ONLY ON CLIFFVIEW PILOT
: Bergen Community College’s faculty decides tomorrow whether to censure President G. Jeremiah Ryan, a choice that could influence whether students merely follow suit or pursue a more severe no-confidence vote.
“[I]f such a vote passes among the faculty popularity in the big vote, [student representatives] will start collecting petitions with student signatures,” said one of those representatives, Yoel Weisshaus.
According to a staff memo issued by representatives of BCC’s faculty unions:
“A Censure is a process by which a formal reprimand is issued to an individual. It is both a condemnation and a public reprimand of that person’s job performance. It differs from a vote of No-Confidence in that it offers the person censured an opportunity to reform his inappropriate behavior whereas a vote of No-Confidence simply asks for the person’s removal from office.”
The faculty representatives earlier this month overwhelmingly approved drafting the censure motion against Ryan that gets put to a vote by the full faculty tomorrow.
Tensions have been running high since before the start of the fall semester. Then, earlier this month, CLIFFVIEW PILOT learned that an undetermined number of work-study students were told they had exhausted their federal pay and had to seek school funding to keep their jobs.

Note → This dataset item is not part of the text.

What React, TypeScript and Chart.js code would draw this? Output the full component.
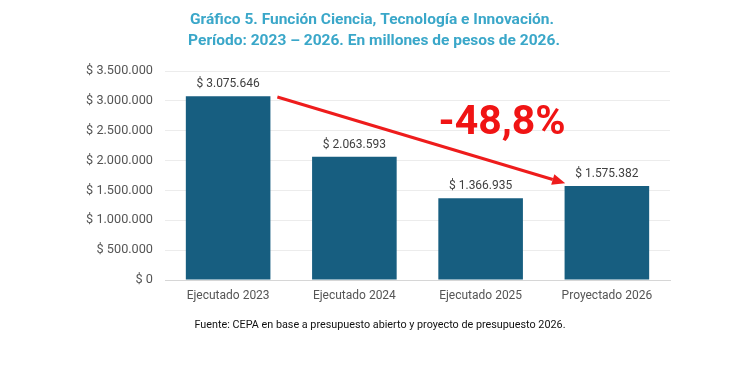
import React, { useEffect, useRef } from "react";
import { Chart, registerables } from "chart.js";

Chart.register(...registerables);

const categories = ["Ejecutado 2023", "Ejecutado 2024", "Ejecutado 2025", "Proyectado 2026"];
const values = [3075646, 2063593, 1366935, 1575382];
const yTicks = [0, 500000, 1000000, 1500000, 2000000, 2500000, 3000000, 3500000];
const titleLines = [
  "Gráfico 5. Función Ciencia, Tecnología e Innovación.",
  "Período: 2023 – 2026. En millones de pesos de 2026.",
];
const footnote = "Fuente: CEPA en base a presupuesto abierto y proyecto de presupuesto 2026.";
const changeLabel = "-48,8%";
// arrow endpoints in (category index, value) space
const arrowFrom = [0.39, 3065000];
const arrowTo = [2.67, 1620000];

const fmt = (v: number) => "$ " + String(Math.round(v)).replace(/\B(?=(\d{3})+(?!\d))/g, ".");

const FONT = "Roboto, 'Liberation Sans', sans-serif";

export default function App() {
  const ref = useRef<HTMLCanvasElement | null>(null);
  useEffect(() => {
    document.body.style.margin = "0";
    const canvas = ref.current!;
    const overlay = {
      id: "overlay",
      afterDatasetsDraw(chart: any) {
        const ctx = chart.ctx;
        const xs = chart.scales.x;
        const ys = chart.scales.y;
        const meta = chart.getDatasetMeta(0);
        ctx.save();
        // value labels
        ctx.font = `12px ${FONT}`;
        ctx.fillStyle = "#404040";
        ctx.textAlign = "center";
        ctx.textBaseline = "bottom";
        meta.data.forEach((bar: any, i: number) => {
          ctx.fillText(fmt(values[i]), bar.x, bar.y - 6);
        });
        // arrow
        const step = (xs.right - xs.left) / categories.length;
        const px = (idx: number) => xs.left + (idx + 0.5) * step;
        const x1 = px(arrowFrom[0]);
        const y1 = ys.getPixelForValue(arrowFrom[1]);
        const x2 = px(arrowTo[0]);
        const y2 = ys.getPixelForValue(arrowTo[1]);
        const ang = Math.atan2(y2 - y1, x2 - x1);
        const hl = 13;
        const hw = 5.5;
        const bx = x2 - hl * Math.cos(ang);
        const by = y2 - hl * Math.sin(ang);
        ctx.strokeStyle = "#ee1c1c";
        ctx.fillStyle = "#ee1c1c";
        ctx.lineWidth = 3;
        ctx.beginPath();
        ctx.moveTo(x1, y1);
        ctx.lineTo(bx, by);
        ctx.stroke();
        ctx.beginPath();
        ctx.moveTo(x2, y2);
        ctx.lineTo(bx + hw * Math.sin(ang), by - hw * Math.cos(ang));
        ctx.lineTo(bx - hw * Math.sin(ang), by + hw * Math.cos(ang));
        ctx.closePath();
        ctx.fill();
        // change label
        ctx.font = `bold 41px ${FONT}`;
        ctx.fillStyle = "#f01414";
        ctx.textAlign = "center";
        ctx.textBaseline = "middle";
        ctx.fillText(changeLabel, px(2.17), ys.getPixelForValue(2610000));
        // title
        ctx.font = `bold 15.5px ${FONT}`;
        ctx.fillStyle = "#3aa7c9";
        ctx.fillText(titleLines[0], 372, 20);
        ctx.fillText(titleLines[1], 374, 41);
        // footnote
        ctx.font = `10.8px ${FONT}`;
        ctx.fillStyle = "#111";
        ctx.fillText(footnote, 380, 325);
        ctx.restore();
      },
    };
    const chart = new Chart(canvas, {
      type: "bar",
      data: {
        labels: categories,
        datasets: [
          {
            data: values,
            backgroundColor: "#175e80",
            categoryPercentage: 0.67,
            barPercentage: 1,
          },
        ],
      },
      options: {
        animation: false,
        responsive: false,
        maintainAspectRatio: false,
        layout: { padding: { left: 65, right: 73, top: 71, bottom: 55 } },
        plugins: { legend: { display: false }, tooltip: { enabled: false }, title: { display: false } },
        scales: {
          x: {
            afterFit: (s: any) => {
              s.height = 30;
            },
            grid: { display: false, drawTicks: false },
            border: { color: "#d6d6d6", width: 1 },
            ticks: { color: "#555", font: { family: FONT, size: 12 }, padding: 9 },
          },
          y: {
            min: 0,
            max: 3500000,
            afterFit: (s: any) => {
              s.width = 100;
            },
            afterBuildTicks: (s: any) => {
              s.ticks = yTicks.map((v) => ({ value: v }));
            },
            grid: { color: "#ececec", drawTicks: false },
            border: { display: false },
            ticks: {
              color: "#555",
              font: { family: FONT, size: 12.7 },
              padding: 12,
              callback: (v: any) => fmt(Number(v)),
            },
          },
        },
      },
      plugins: [overlay],
    });
    return () => chart.destroy();
  }, []);
  return (
    <div style={{ width: 743, height: 365, background: "#fff" }}>
      <canvas ref={ref} width={743} height={365} style={{ display: "block" }} />
    </div>
  );
}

Students and faculty alike are also looking sideways at the return of Tim Dacey, who took a leave of absence earlier this year to work as the county administrator under Executive Dennis McNerney, who was voted out of office earlier this month.
Dacey, former Gov. Jim McGreevey’s onetime chief of staff, said all along that he planned to return as BCC’s vice-president of administrative services — after taking a leave of absence to take the county job in February — once the elections were over.
In his stead, Ryan temporarily gave the administrative services position to Dennis Miller, who then angered students and faculty with a private September symposium attended by vendors who do business with the college — each of whom paid $60 to attend. The fee included the purchase of Miller‘s book.
Before landing the Bergen job, Miller was president and CEO of Somerset Medical Center in Somerville — the hospital that employed serial killer Charles Cullen, who admitted snuffing 13 patients and trying to kill two others.
Miller, a former Woodcliff Lake resident who now lives in Denville, quickly left after Cullen was arrested, citing personal reasons. He eventually surfaced at BCC thanks to Ryan, who worked with him at the Alman Group. And although he has been a full-time employee at the college the past two years, Miller also has maintained a consulting business: Dennis C. Miller Associates in Morristown.
Amid the turmoil are concerns about federal accreditation in BCC’s surgical nursing program, which supplies a significant number of nurses to hospitals in Bergen County. With accreditation, their degrees cannot be certified.